02.18.08
The freshman experience
Today I saw in one of the University of Michigan student papers an article about a WSJ blog post about a Chronicle of Higher Education column about a new book about college freshmen and their first experiences away from home. The Chronicle story is called “The Myth of First-Year Enlightenment” and the book tries to burst the bubble of those who picture a monumental eye-opening and metamorphosis during the first year. Instead of undergoing then sudden realization that the world is much bigger than they originally thought and what they had come to value was now clearly so…philistine (this was the word used at my freshman orientation), Tim Clydesdale writes,
Most of the mainstream American teens I spoke with neither liberated themselves intellectually nor broadened themselves socially during their first year out…What teens actually focus on during the first year out is this: daily life management.
Most American teens keep core identities in an ‘identity lockbox’ during their first year out and actively resist efforts to examine their self-understandings through classes or to engage their humanity through institutional efforts such as public lectures, the arts, or social activism. Contemporary teens are practical men and women. They . . . manage their daily lives fairly well. But they are not, by and large, thinking men and women.
Practical rather than paradigmatic shifts, I suppose. Clydesdale writes that some students do undergo big philosophical changes, but those are the exception. They end up becoming college teachers and perpetuate the metamorphosis myth.

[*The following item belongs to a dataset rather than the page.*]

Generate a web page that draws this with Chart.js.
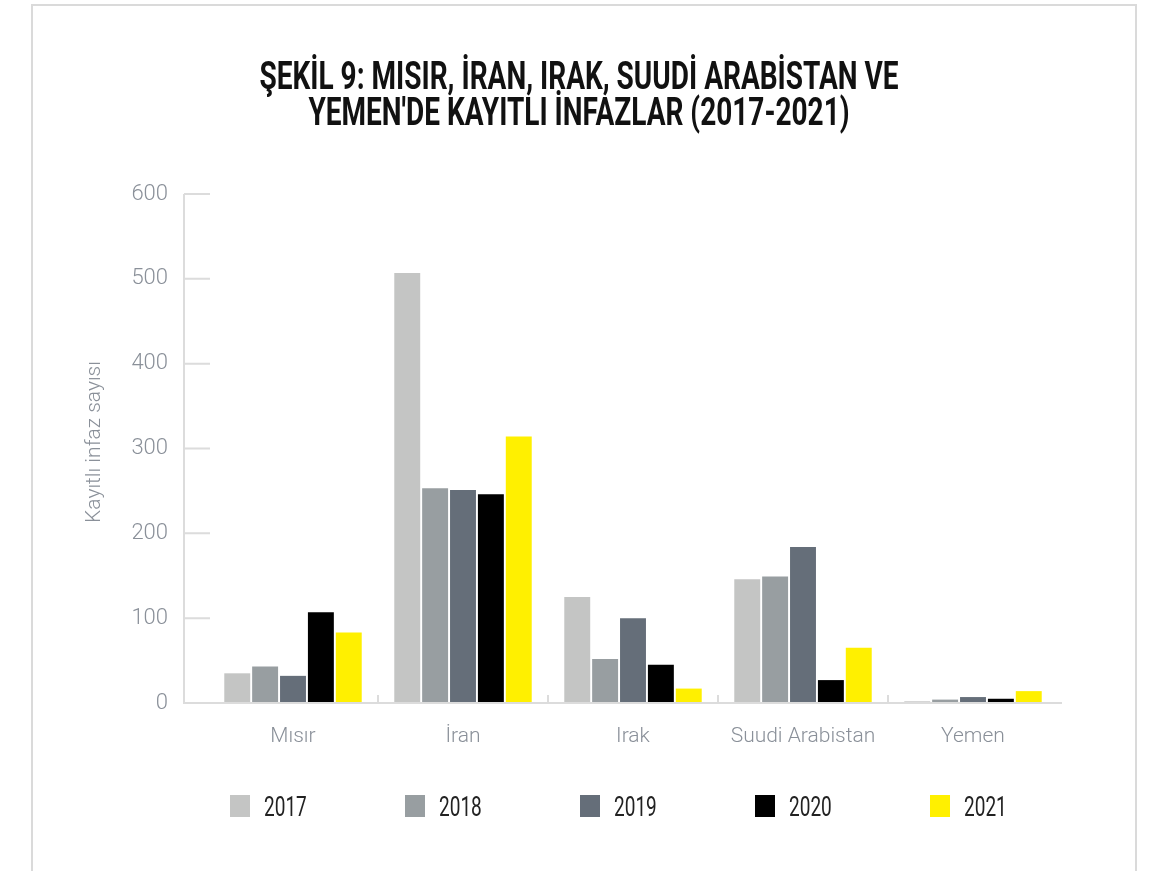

How does that affect current college teachers? I think the older I get the more I appreciate the college experience, but I have to remember what I was actually like as a college freshmen. And even then I have to acknowledge that my experiences of learning the discipline I teach aren’t shared by the general population of students taking introductory courses in that discipline. Although Math 160’s at the University of Chicago changed the way I think about mathematics, that doesn’t mean that everyone should take it. But understanding where students do come from helps me reach them.
Getting this away from me: James Lang writes in the Chronicle story that we can do better at motivating our courses with what our students are seeking. No, not grades.
But practical-minded students need the tools to communicate, to analyze, to formulate, to critique, to defend, to think, to solve problems, and so on. He says he’s stopped advertising that he plans to change the way students think, leaving it as a covert mission. Now he focuses on teaching them to think in the first place.